We have a couple we are friends with that are in the process of adopting. It’s still a long wait away, but I’ve been talking to the kids about it. Today, I told Alex, this is the resulting conversation.
Alex: I want us get a baby!
You want a baby?
Who’s going to take care of the baby?
Me! Alex will
Now a quick aside. Alex struggles with saying his name. It sounds more like AL-dicks when he says it, so between that and his inability to write, I’m pretty certain we won’t be getting a baby any time soon. We have no current or future adoption plans at this time, and the natural way has been closed down my friends. That ship has sailed, no turning back, that is one doodle that can’t be undid home skillet. Unless I guess vas deferens grow back together or something. I mean I’m still on birth control for non-birth control reasons, but I’m not always reliable with the EXACT SAME TIME EVERYDAY thing at this point (point in case, I forgot to pick it up this week on time), and based on our previous conception rate, I’m pretty sure the urologist did a good job.
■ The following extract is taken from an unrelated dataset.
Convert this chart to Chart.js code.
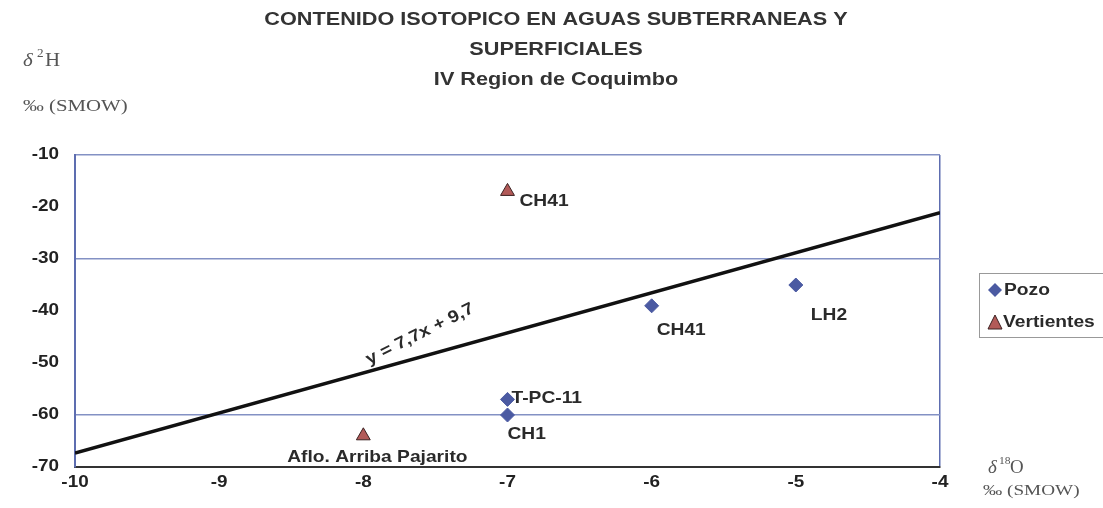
<!DOCTYPE html>
<html>
<head>
<meta charset="utf-8">
<script src="https://cdn.jsdelivr.net/npm/chart.js@4.4.1/dist/chart.umd.min.js"></script>
<style>
  html, body { margin: 0; padding: 0; background: #fff; }
  #wrap { width: 1103px; height: 508px; }
</style>
</head>
<body>
<div id="wrap"><canvas id="isoChart" width="1103" height="508"></canvas></div>
<script>
// valores
const pozoX = [-7, -7, -6, -5];
const pozoY = [-57, -60, -39, -35];
const pozoNames = ["T-PC-11", "CH1", "CH41", "LH2"];

const vertX = [-7, -8];
const vertY = [-17, -64];
const vertNames = ["CH41", "Aflo. Arriba Pajarito"];

const lineX = [-10, -4];
const lineY = [-67.3, -21.1];

const xTicks = [-10, -9, -8, -7, -6, -5, -4];
const yTicks = [-70, -60, -50, -40, -30, -20, -10];

// donde va cada etiqueta respecto a su punto (px)
const pozoLabelPos = [[4, -1, "left"], [0, 19, "left"], [5, 25, "left"], [15, 30, "left"]];
const vertLabelPos = [[12, 10, "left"], [14, 22, "center"]];

const blue = "#4B5AA2";
const red = "#B25A58";
const gridBlue = "#8391C4";
const SANS = "'Liberation Sans', Arial, sans-serif";
const SERIF = "'Liberation Serif', 'Times New Roman', serif";

const pts = (xs, ys) => xs.map((x, i) => ({ x: x, y: ys[i] }));

// texto estirado en horizontal (el original viene algo ancho)
function txt(c, s, x, y, align, font, sx, rot) {
  c.save();
  c.translate(x, y);
  if (rot) c.rotate(rot);
  c.scale(sx, 1);
  c.font = font;
  c.textAlign = align;
  c.fillText(s, 0, 0);
  c.restore();
}

const textPlugin = {
  id: "textPlugin",
  afterDraw(chart) {
    const c = chart.ctx;
    const xs = chart.scales.x, ys = chart.scales.y;
    c.save();
    c.textBaseline = "middle";

    // titulo
    c.fillStyle = "#333";
    const tf = "bold 19px " + SANS;
    txt(c, "CONTENIDO ISOTOPICO EN AGUAS SUBTERRANEAS Y", 556, 20, "center", tf, 1.14);
    txt(c, "SUPERFICIALES", 556, 50, "center", tf, 1.14);
    txt(c, "IV Region de Coquimbo", 556, 80, "center", tf, 1.14);

    // ticks
    c.fillStyle = "#222";
    const kf = "bold 16px " + SANS;
    yTicks.forEach((v) => txt(c, String(v), 59, ys.getPixelForValue(v), "right", kf, 1.18));
    xTicks.forEach((v) => txt(c, String(v), xs.getPixelForValue(v), 483, "center", kf, 1.18));

    // etiquetas de puntos
    c.fillStyle = "#2a2a2a";
    const lf = "bold 17px " + SANS;
    const put = (xv, yv, names, pos) => {
      names.forEach((n, i) => {
        const px = xs.getPixelForValue(xv[i]);
        const py = ys.getPixelForValue(yv[i]);
        txt(c, n, px + pos[i][0], py + pos[i][1], pos[i][2], lf, 1.13);
      });
    };
    put(pozoX, pozoY, pozoNames, pozoLabelPos);
    put(vertX, vertY, vertNames, vertLabelPos);

    // ecuacion de la recta
    txt(c, "y = 7,7x + 9,7", 420, 334, "center", "bold 17px " + SANS, 1.13, -26.5 * Math.PI / 180);

    // titulos de ejes
    c.fillStyle = "#555";
    txt(c, "\u03B4", 23, 61, "left", "italic 19px " + SERIF, 1.1);
    txt(c, "2", 37, 54, "left", "12px " + SERIF, 1.1);
    txt(c, "H", 45, 61, "left", "19px " + SERIF, 1.1);
    txt(c, "\u2030 (SMOW)", 23, 107, "left", "16px " + SERIF, 1.3);

    txt(c, "\u03B4", 988, 468, "left", "italic 18px " + SERIF, 1.05);
    txt(c, "18", 999, 461, "left", "11px " + SERIF, 1.05);
    txt(c, "O", 1010, 468, "left", "18px " + SERIF, 1.05);
    txt(c, "\u2030 (SMOW)", 983, 491, "left", "15px " + SERIF, 1.28);

    // leyenda
    c.strokeStyle = "#999";
    c.lineWidth = 1;
    c.strokeRect(979.5, 273.5, 130, 64);
    c.fillStyle = blue;
    c.beginPath();
    c.moveTo(995, 283); c.lineTo(1002, 290); c.lineTo(995, 297); c.lineTo(988, 290);
    c.closePath(); c.fill();
    c.fillStyle = red;
    c.strokeStyle = "#3a2020";
    c.beginPath();
    c.moveTo(995, 315); c.lineTo(1002, 329); c.lineTo(988, 329);
    c.closePath(); c.fill(); c.stroke();
    c.fillStyle = "#2a2a2a";
    const gf = "bold 16px " + SANS;
    txt(c, "Pozo", 1004, 291, "left", gf, 1.2);
    txt(c, "Vertientes", 1003, 323, "left", gf, 1.2);
    c.restore();
  }
};

const ctx = document.getElementById("isoChart").getContext("2d");
const isoChart = new Chart(ctx, {
  type: "scatter",
  data: {
    datasets: [
      {
        type: "line",
        label: "recta",
        data: pts(lineX, lineY),
        borderColor: "#111",
        borderWidth: 3.5,
        pointRadius: 0,
        fill: false,
      },
      {
        label: "Pozo",
        data: pts(pozoX, pozoY),
        pointStyle: "rectRot",
        pointRadius: 7,
        backgroundColor: blue,
        borderColor: blue,
        borderWidth: 1,
      },
      {
        label: "Vertientes",
        data: pts(vertX, vertY),
        pointStyle: "triangle",
        pointRadius: 8,
        backgroundColor: red,
        borderColor: "#3a2020",
        borderWidth: 1,
      },
    ],
  },
  options: {
    responsive: false,
    animation: false,
    layout: { padding: { top: 155, right: 163, bottom: 0, left: 0 } },
    scales: {
      x: {
        type: "linear",
        min: -10,
        max: -4,
        afterFit: (s) => { s.height = 41; },
        afterBuildTicks: (s) => { s.ticks = xTicks.map((v) => ({ value: v })); },
        grid: {
          drawTicks: false,
          color: (c) => (c.tick && c.tick.value === -4 ? "#5D6DB0" : "rgba(0,0,0,0)"),
          lineWidth: 1.5,
        },
        border: { color: "#333", width: 2 },
        ticks: { color: "rgba(0,0,0,0)", padding: 8, font: { size: 16 } },
      },
      y: {
        min: -70,
        max: -10,
        afterFit: (s) => { s.width = 75; },
        afterBuildTicks: (s) => { s.ticks = yTicks.map((v) => ({ value: v })); },
        grid: {
          drawTicks: false,
          color: (c) => {
            const v = c.tick && c.tick.value;
            return v === -30 || v === -60 || v === -10 ? gridBlue : "rgba(0,0,0,0)";
          },
          lineWidth: 1.5,
        },
        border: { color: "#5D6DB0", width: 2 },
        ticks: { color: "rgba(0,0,0,0)", padding: 15, font: { size: 16 } },
      },
    },
    plugins: {
      legend: { display: false },
      title: { display: false },
      tooltip: { enabled: false },
    },
  },
  plugins: [textPlugin],
});
</script>
</body>
</html>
I hope.
Who is going to change its diapers?
Uh, giggle, giggle, giggle, Daddy! giggle giggle giggle
Really, that’s interesting; clearly you have no recollection of how diaper duty went down at our house, that’s cool. Uh, so where is your baby going to sleep?
Ok, you’re going to get up at night with this baby right?
I’ll take that as a yes, so do you want a baby like your teacher Ms. Elizabeth’s baby?
No! I want a baby Jesus!
Oh, nice, well who’s going to dress your baby?
Since AL-dicks is only 3, and still puts his pants on backwards, and struggles with all other clothing, I’m pretty sure I’ve found the flaw in his plan. I’m about to call victory and gloat. So what it’s a victory against a 3 year old, I don’t have a lot of social interaction or competition these days, I’ll take what I can get. Besides, he’s got to get used to losing at some point, right?
No, he no need to dress, Baby Jesus no wear clothes.
Well, yeah, I guess I can’t argue with that. That also saves you money on buying clothes, so I guess that gets me off the hook in all this.
He can be Berkeley’s friend! (Berkeley is our dog)
So if anyone out there is looking for someone to raise their kid named Jesus, doesn’t mind he’ll be raised by someone with only a marginal grasp of language communication and preschool education level, be naked all the time, might only have his diaper changed sporadically, will probably be fed mostly a diet of fruit snacks, chips, and pretzels that are contraband from our pantry self, and that he’ll be the playmate of our dog, just let us know.